Give every line back verbatim, dropping all images.

──────── Recorded data ────────

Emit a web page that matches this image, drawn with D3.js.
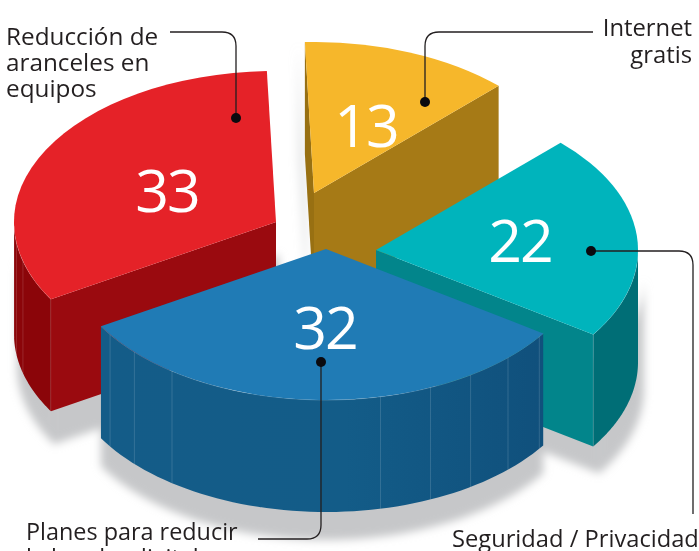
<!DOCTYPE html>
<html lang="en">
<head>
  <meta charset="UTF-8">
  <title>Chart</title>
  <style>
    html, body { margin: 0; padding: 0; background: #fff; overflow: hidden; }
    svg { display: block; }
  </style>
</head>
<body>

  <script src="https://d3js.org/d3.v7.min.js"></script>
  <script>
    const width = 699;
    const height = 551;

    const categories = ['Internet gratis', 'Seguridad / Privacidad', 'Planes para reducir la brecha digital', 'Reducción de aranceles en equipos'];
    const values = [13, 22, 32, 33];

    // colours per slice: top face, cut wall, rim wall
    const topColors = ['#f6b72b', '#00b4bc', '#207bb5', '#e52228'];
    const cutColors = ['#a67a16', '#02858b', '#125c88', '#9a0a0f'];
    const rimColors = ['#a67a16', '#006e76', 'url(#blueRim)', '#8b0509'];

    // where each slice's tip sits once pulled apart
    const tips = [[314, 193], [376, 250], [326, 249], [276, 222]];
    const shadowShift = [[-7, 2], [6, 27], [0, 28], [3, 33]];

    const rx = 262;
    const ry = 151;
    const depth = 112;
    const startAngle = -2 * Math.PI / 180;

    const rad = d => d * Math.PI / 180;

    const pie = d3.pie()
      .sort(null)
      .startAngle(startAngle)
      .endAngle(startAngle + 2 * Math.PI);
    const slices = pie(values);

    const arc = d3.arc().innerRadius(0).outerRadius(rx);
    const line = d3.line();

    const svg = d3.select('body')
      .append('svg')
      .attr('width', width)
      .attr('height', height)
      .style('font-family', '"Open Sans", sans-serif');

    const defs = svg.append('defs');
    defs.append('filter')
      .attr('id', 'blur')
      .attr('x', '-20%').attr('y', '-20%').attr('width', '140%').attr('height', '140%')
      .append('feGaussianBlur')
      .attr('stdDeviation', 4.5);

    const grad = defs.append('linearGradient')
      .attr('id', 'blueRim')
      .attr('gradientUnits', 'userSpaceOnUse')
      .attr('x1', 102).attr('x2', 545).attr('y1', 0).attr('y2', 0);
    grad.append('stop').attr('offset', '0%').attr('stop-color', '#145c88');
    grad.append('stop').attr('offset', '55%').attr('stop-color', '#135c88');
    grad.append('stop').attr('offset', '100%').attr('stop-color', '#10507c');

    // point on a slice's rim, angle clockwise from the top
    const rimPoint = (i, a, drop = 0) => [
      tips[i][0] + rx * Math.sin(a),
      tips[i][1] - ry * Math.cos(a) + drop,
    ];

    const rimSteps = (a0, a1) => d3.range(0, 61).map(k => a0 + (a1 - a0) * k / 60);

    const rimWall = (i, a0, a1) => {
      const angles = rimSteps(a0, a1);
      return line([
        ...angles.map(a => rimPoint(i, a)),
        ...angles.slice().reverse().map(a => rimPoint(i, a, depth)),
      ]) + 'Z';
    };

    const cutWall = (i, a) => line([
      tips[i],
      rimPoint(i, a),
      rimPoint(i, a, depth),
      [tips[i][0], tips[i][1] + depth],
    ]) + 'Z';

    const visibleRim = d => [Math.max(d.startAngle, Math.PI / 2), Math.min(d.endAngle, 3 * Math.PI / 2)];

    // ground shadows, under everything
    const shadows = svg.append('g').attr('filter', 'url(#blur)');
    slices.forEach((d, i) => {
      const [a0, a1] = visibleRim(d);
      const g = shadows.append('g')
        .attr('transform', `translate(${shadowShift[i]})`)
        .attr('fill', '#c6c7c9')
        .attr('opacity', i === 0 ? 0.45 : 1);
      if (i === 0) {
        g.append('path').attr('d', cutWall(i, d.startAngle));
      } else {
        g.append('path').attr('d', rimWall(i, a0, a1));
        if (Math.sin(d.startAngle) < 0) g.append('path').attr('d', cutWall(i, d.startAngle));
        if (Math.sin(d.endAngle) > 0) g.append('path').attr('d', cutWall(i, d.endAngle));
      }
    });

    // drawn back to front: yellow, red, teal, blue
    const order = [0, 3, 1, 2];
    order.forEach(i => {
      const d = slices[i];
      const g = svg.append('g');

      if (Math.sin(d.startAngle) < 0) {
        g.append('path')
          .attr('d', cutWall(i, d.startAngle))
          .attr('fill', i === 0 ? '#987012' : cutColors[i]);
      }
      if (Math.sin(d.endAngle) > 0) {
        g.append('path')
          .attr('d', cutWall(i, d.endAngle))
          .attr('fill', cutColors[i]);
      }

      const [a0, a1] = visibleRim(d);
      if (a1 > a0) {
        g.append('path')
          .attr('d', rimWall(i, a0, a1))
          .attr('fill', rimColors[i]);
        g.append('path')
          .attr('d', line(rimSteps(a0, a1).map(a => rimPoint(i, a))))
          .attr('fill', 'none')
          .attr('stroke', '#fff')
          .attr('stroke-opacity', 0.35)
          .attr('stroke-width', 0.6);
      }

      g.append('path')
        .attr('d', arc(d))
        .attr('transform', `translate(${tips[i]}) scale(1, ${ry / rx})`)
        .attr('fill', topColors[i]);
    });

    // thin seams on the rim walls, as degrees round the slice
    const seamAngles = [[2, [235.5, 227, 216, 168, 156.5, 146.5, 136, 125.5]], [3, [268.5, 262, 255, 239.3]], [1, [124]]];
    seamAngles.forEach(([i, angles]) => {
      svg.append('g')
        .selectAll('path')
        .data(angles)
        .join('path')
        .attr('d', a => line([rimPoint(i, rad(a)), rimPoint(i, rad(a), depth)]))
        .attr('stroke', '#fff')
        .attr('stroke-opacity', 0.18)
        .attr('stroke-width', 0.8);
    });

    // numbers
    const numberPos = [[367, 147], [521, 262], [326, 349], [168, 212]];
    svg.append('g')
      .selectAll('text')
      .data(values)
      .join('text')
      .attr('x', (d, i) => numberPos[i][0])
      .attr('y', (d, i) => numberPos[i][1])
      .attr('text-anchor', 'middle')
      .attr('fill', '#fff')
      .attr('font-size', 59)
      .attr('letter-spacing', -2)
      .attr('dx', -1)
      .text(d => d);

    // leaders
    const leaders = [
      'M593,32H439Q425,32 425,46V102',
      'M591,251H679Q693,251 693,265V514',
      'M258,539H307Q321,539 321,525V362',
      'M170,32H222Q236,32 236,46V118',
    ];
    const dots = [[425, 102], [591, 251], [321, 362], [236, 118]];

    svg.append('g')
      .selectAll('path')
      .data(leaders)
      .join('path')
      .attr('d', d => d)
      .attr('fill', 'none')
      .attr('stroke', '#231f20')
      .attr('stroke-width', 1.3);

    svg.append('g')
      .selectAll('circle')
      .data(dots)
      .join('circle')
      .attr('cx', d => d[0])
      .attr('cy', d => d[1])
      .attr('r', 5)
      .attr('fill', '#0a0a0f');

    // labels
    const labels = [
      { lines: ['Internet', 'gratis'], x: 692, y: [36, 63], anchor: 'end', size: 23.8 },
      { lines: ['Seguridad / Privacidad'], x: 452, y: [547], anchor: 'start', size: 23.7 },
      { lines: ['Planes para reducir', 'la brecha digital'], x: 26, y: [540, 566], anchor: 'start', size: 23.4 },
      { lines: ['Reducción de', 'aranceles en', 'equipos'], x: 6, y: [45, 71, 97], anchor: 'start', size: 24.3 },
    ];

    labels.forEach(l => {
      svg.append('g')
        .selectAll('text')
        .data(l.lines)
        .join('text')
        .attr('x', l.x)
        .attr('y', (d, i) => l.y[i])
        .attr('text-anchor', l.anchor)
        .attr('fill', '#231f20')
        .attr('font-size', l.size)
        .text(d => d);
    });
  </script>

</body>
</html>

────────

Final result.
Emit a web page that matches this image, drawn with D3.js.
<!DOCTYPE html>
<html lang="en">
<head>
  <meta charset="UTF-8">
  <title>Chart</title>
  <style>
    html, body { margin: 0; padding: 0; background: #fff; overflow: hidden; }
    svg { display: block; }
  </style>
</head>
<body>

  <script src="https://d3js.org/d3.v7.min.js"></script>
  <script>
    const width = 699;
    const height = 551;

    const categories = ['Internet gratis', 'Seguridad / Privacidad', 'Planes para reducir la brecha digital', 'Reducción de aranceles en equipos'];
    const values = [13, 22, 32, 33];

    // colours per slice: top face, cut wall, rim wall
    const topColors = ['#f6b72b', '#00b4bc', '#207bb5', '#e52228'];
    const cutColors = ['#a67a16', '#02858b', '#125c88', '#9a0a0f'];
    const rimColors = ['#a67a16', '#006e76', 'url(#blueRim)', '#8b0509'];

    // where each slice's tip sits once pulled apart
    const tips = [[314, 193], [376, 250], [326, 249], [276, 222]];
    const shadowShift = [[-7, 2], [6, 27], [0, 28], [3, 33]];

    const rx = 262;
    const ry = 151;
    const depth = 112;
    const startAngle = -2 * Math.PI / 180;

    const rad = d => d * Math.PI / 180;

    const pie = d3.pie()
      .sort(null)
      .startAngle(startAngle)
      .endAngle(startAngle + 2 * Math.PI);
    const slices = pie(values);

    const arc = d3.arc().innerRadius(0).outerRadius(rx);
    const line = d3.line();

    const svg = d3.select('body')
      .append('svg')
      .attr('width', width)
      .attr('height', height)
      .style('font-family', '"Open Sans", sans-serif');

    const defs = svg.append('defs');
    defs.append('filter')
      .attr('id', 'blur')
      .attr('x', '-20%').attr('y', '-20%').attr('width', '140%').attr('height', '140%')
      .append('feGaussianBlur')
      .attr('stdDeviation', 4.5);

    const grad = defs.append('linearGradient')
      .attr('id', 'blueRim')
      .attr('gradientUnits', 'userSpaceOnUse')
      .attr('x1', 102).attr('x2', 545).attr('y1', 0).attr('y2', 0);
    grad.append('stop').attr('offset', '0%').attr('stop-color', '#145c88');
    grad.append('stop').attr('offset', '55%').attr('stop-color', '#135c88');
    grad.append('stop').attr('offset', '100%').attr('stop-color', '#10507c');

    // point on a slice's rim, angle clockwise from the top
    const rimPoint = (i, a, drop = 0) => [
      tips[i][0] + rx * Math.sin(a),
      tips[i][1] - ry * Math.cos(a) + drop,
    ];

    const rimSteps = (a0, a1) => d3.range(0, 61).map(k => a0 + (a1 - a0) * k / 60);

    const rimWall = (i, a0, a1) => {
      const angles = rimSteps(a0, a1);
      return line([
        ...angles.map(a => rimPoint(i, a)),
        ...angles.slice().reverse().map(a => rimPoint(i, a, depth)),
      ]) + 'Z';
    };

    const cutWall = (i, a) => line([
      tips[i],
      rimPoint(i, a),
      rimPoint(i, a, depth),
      [tips[i][0], tips[i][1] + depth],
    ]) + 'Z';

    const visibleRim = d => [Math.max(d.startAngle, Math.PI / 2), Math.min(d.endAngle, 3 * Math.PI / 2)];

    // ground shadows, under everything
    const shadows = svg.append('g').attr('filter', 'url(#blur)');
    slices.forEach((d, i) => {
      const [a0, a1] = visibleRim(d);
      const g = shadows.append('g')
        .attr('transform', `translate(${shadowShift[i]})`)
        .attr('fill', '#c6c7c9')
        .attr('opacity', i === 0 ? 0.45 : 1);
      if (i === 0) {
        g.append('path').attr('d', cutWall(i, d.startAngle));
      } else {
        g.append('path').attr('d', rimWall(i, a0, a1));
        if (Math.sin(d.startAngle) < 0) g.append('path').attr('d', cutWall(i, d.startAngle));
        if (Math.sin(d.endAngle) > 0) g.append('path').attr('d', cutWall(i, d.endAngle));
      }
    });

    // drawn back to front: yellow, red, teal, blue
    const order = [0, 3, 1, 2];
    order.forEach(i => {
      const d = slices[i];
      const g = svg.append('g');

      if (Math.sin(d.startAngle) < 0) {
        g.append('path')
          .attr('d', cutWall(i, d.startAngle))
          .attr('fill', i === 0 ? '#987012' : cutColors[i]);
      }
      if (Math.sin(d.endAngle) > 0) {
        g.append('path')
          .attr('d', cutWall(i, d.endAngle))
          .attr('fill', cutColors[i]);
      }

      const [a0, a1] = visibleRim(d);
      if (a1 > a0) {
        g.append('path')
          .attr('d', rimWall(i, a0, a1))
          .attr('fill', rimColors[i]);
        g.append('path')
          .attr('d', line(rimSteps(a0, a1).map(a => rimPoint(i, a))))
          .attr('fill', 'none')
          .attr('stroke', '#fff')
          .attr('stroke-opacity', 0.35)
          .attr('stroke-width', 0.6);
      }

      g.append('path')
        .attr('d', arc(d))
        .attr('transform', `translate(${tips[i]}) scale(1, ${ry / rx})`)
        .attr('fill', topColors[i]);
    });

    // thin seams on the rim walls, as degrees round the slice
    const seamAngles = [[2, [235.5, 227, 216, 168, 156.5, 146.5, 136, 125.5]], [3, [268.5, 262, 255, 239.3]], [1, [124]]];
    seamAngles.forEach(([i, angles]) => {
      svg.append('g')
        .selectAll('path')
        .data(angles)
        .join('path')
        .attr('d', a => line([rimPoint(i, rad(a)), rimPoint(i, rad(a), depth)]))
        .attr('stroke', '#fff')
        .attr('stroke-opacity', 0.18)
        .attr('stroke-width', 0.8);
    });

    // numbers
    const numberPos = [[367, 147], [521, 262], [326, 349], [168, 212]];
    svg.append('g')
      .selectAll('text')
      .data(values)
      .join('text')
      .attr('x', (d, i) => numberPos[i][0])
      .attr('y', (d, i) => numberPos[i][1])
      .attr('text-anchor', 'middle')
      .attr('fill', '#fff')
      .attr('font-size', 59)
      .attr('letter-spacing', -2)
      .attr('dx', -1)
      .text(d => d);

    // leaders
    const leaders = [
      'M593,32H439Q425,32 425,46V102',
      'M591,251H679Q693,251 693,265V514',
      'M258,539H307Q321,539 321,525V362',
      'M170,32H222Q236,32 236,46V118',
    ];
    const dots = [[425, 102], [591, 251], [321, 362], [236, 118]];

    svg.append('g')
      .selectAll('path')
      .data(leaders)
      .join('path')
      .attr('d', d => d)
      .attr('fill', 'none')
      .attr('stroke', '#231f20')
      .attr('stroke-width', 1.3);

    svg.append('g')
      .selectAll('circle')
      .data(dots)
      .join('circle')
      .attr('cx', d => d[0])
      .attr('cy', d => d[1])
      .attr('r', 5)
      .attr('fill', '#0a0a0f');

    // labels
    const labels = [
      { lines: ['Internet', 'gratis'], x: 692, y: [36, 63], anchor: 'end', size: 23.8 },
      { lines: ['Seguridad / Privacidad'], x: 452, y: [547], anchor: 'start', size: 23.7 },
      { lines: ['Planes para reducir', 'la brecha digital'], x: 26, y: [540, 566], anchor: 'start', size: 23.4 },
      { lines: ['Reducción de', 'aranceles en', 'equipos'], x: 6, y: [45, 71, 97], anchor: 'start', size: 24.3 },
    ];

    labels.forEach(l => {
      svg.append('g')
        .selectAll('text')
        .data(l.lines)
        .join('text')
        .attr('x', l.x)
        .attr('y', (d, i) => l.y[i])
        .attr('text-anchor', l.anchor)
        .attr('fill', '#231f20')
        .attr('font-size', l.size)
        .text(d => d);
    });
  </script>

</body>
</html>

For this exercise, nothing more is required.